I am going to miss the first warm days of Spring, even if it is in May. Brunch at a sidewalk cafe (so, New York.) Macarons. The beautiful sanctuary I worship in each Sunday. Viva Herbal Pizzaria. Summer Stage free concerts in the park. Betty's hugs. Sheppe's sugar cookies. Kim's storytelling. Liala's swaying. Susannah's prophetic word. Kristin's sincerity. Lisa's openness. Heidi's hair.
....
While it's still not home, not Texas, and further away from the Mason Dixon line, I know this opportunity is totally a God given blessing. Chris and I have eight months to learn something we know very little about. I really know enough about farming to be scary. I don't even think I could bluff my way through a one-on-one conversation with a real farmer very well. Last night my first pair of Dickies came in the mail and I look pretty cute in them if I do say so myself. And, unlike my other short and tight attire, there is plenty of room throughout the hips and thighs for squatting and bending and moving.
The reality of farm life will probably not become a reality for me until I'm actually living in the barn, with nothing but the rooster crowing to wake me up. (I threatened to not take our clock last night to Chris.) Nights will be star-filled. The air will be light and clean and smell like mud. And the only thing on my face will be SPF 30 and a smile.

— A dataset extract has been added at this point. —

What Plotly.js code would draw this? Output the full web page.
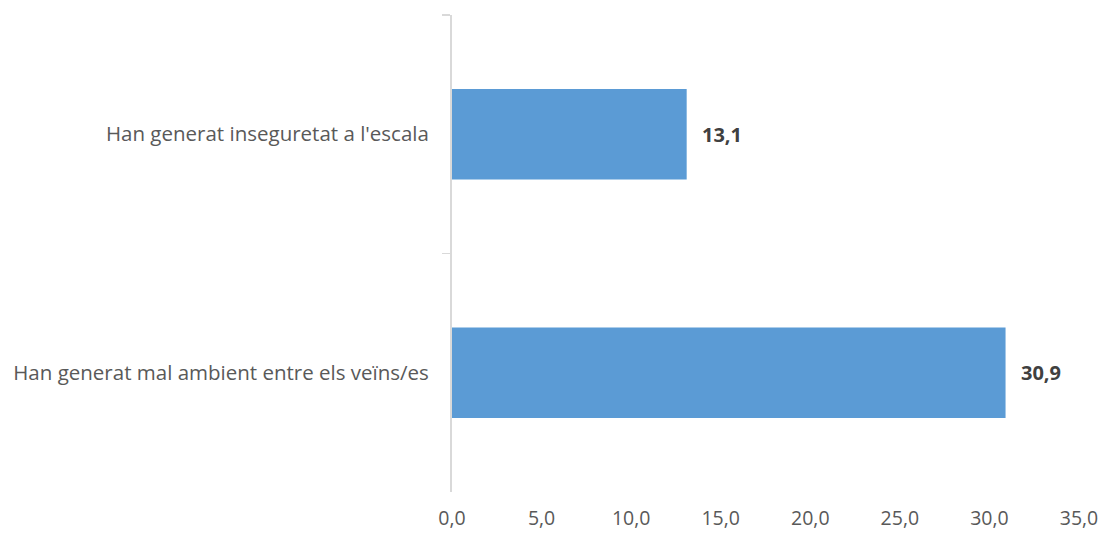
<!DOCTYPE html>
<html>
<head>
<meta charset="utf-8">
<script src="https://cdn.plot.ly/plotly-3.0.1.min.js"></script>
<style>html,body{margin:0;padding:0;background:#fff;}#chart{width:1102px;height:534px;}</style>
</head>
<body>
<div id="chart"></div>
<script>
const categories = ["Han generat inseguretat a l'escala", "Han generat mal ambient entre els veïns/es"];
const values = [13.1, 30.9];
const xTicks = [0, 5, 10, 15, 20, 25, 30, 35];
const xTickLabels = ["0,0", "5,0", "10,0", "15,0", "20,0", "25,0", "30,0", "35,0"];
const valueLabels = values.map(v => v.toFixed(1).replace('.', ','));

const FONT = "'Open Sans', sans-serif";

const trace = {
  type: 'bar',
  orientation: 'h',
  y: categories,
  x: values,
  marker: {color: '#5B9BD5'},
  hoverinfo: 'none'
};

const annotations = values.map((v, i) => ({
  x: v, y: categories[i], xref: 'x', yref: 'y',
  text: '<b>' + valueLabels[i] + '</b>',
  showarrow: false, xanchor: 'left', xshift: 13,
  font: {family: FONT, size: 20, color: '#404040'}
}));

const layout = {
  width: 1102, height: 534,
  margin: {l: 452, r: 23, t: 15, b: 42},
  paper_bgcolor: '#fff', plot_bgcolor: '#fff',
  showlegend: false,
  bargap: 0.62,
  xaxis: {
    range: [0, 35],
    tickvals: xTicks, ticktext: xTickLabels,
    showgrid: false, zeroline: false, showline: false, ticks: '',
    ticklabelstandoff: 12,
    tickfont: {family: FONT, size: 19.5, color: '#595959'},
    fixedrange: true
  },
  yaxis: {
    type: 'category',
    autorange: 'reversed',
    showgrid: false, zeroline: false,
    showline: true, linecolor: '#d9d9d9', linewidth: 2,
    ticks: 'outside', tickson: 'boundaries', ticklen: 8, tickcolor: '#d9d9d9', tickwidth: 1.5,
    ticklabelstandoff: 17,
    tickfont: {family: FONT, size: 20.5, color: '#595959'},
    fixedrange: true
  },
  annotations: annotations
};

Plotly.newPlot('chart', [trace], layout, {displayModeBar: false, staticPlot: true});
</script>
</body>
</html>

I am afraid of being lonely. Of being bored. Of being forgotten as soon as the U-Haul crosses the Tri-Boro Bridge. I realize that most people would not do this. Most people would not leave the busiest, loudest, most urban, commercially driven city in the world for a farming community of 800 people. People don't quit their jobs for a barn apartment and a monthly stipend that is the annual equivalent of my first part-time, associate manager position at Bath and Body Works in 1999.
But we know there could be nothing better for our mental, physical and spiritual re-awakening as this apprenticeship. Come what may.
...
So now, we are sort of embracing the whole minimalist thing. We are considering going without internet. (WHAT?!) We are dropping our cell phones down to the basic package. And I am thinking about washing my hair with baking soda and apple cider vinegar.
I've never been one for easy, affordable ways to clean your home. I've always felt personal hygiene should be left to Dove, Herbal Essence, and Suave not home remedies. I talk about people would even consider using the diva cup. But friends, all that might just change.
I'll be honest, I'm driven 50% by lack of money. Being poor causes one to get creative with their resources. But the other 50% of me really wants to live a true granola life. (As is living in a barn for eight months is not enough...) Perhaps I'll learn how to make homemade bread, or at least give it a try. Maybe I'll put EVOO and jojoba oil on my face. Maybe I'll stop using bleach all together. Maybe...
I think we may just dive head first into this whole thing. Eating local for a season. (Of course I'd fight for a list of five things, or so, that I can have which aren't local...) What would my five include? Coffee, dried fruit, almonds, Greek yogurt (well, maybe not. Why have Greek yogurt when you can have New York State yogurt?) I'd have to seriously give this some thought... Avocados? Tuna? Qunioa? Oatmeal? (Is there a such things a local oats? I've got to look into this.)
I'll let you know where we land on that.
And, if we do go without internet, you can read about our eight moths away from the city in the book!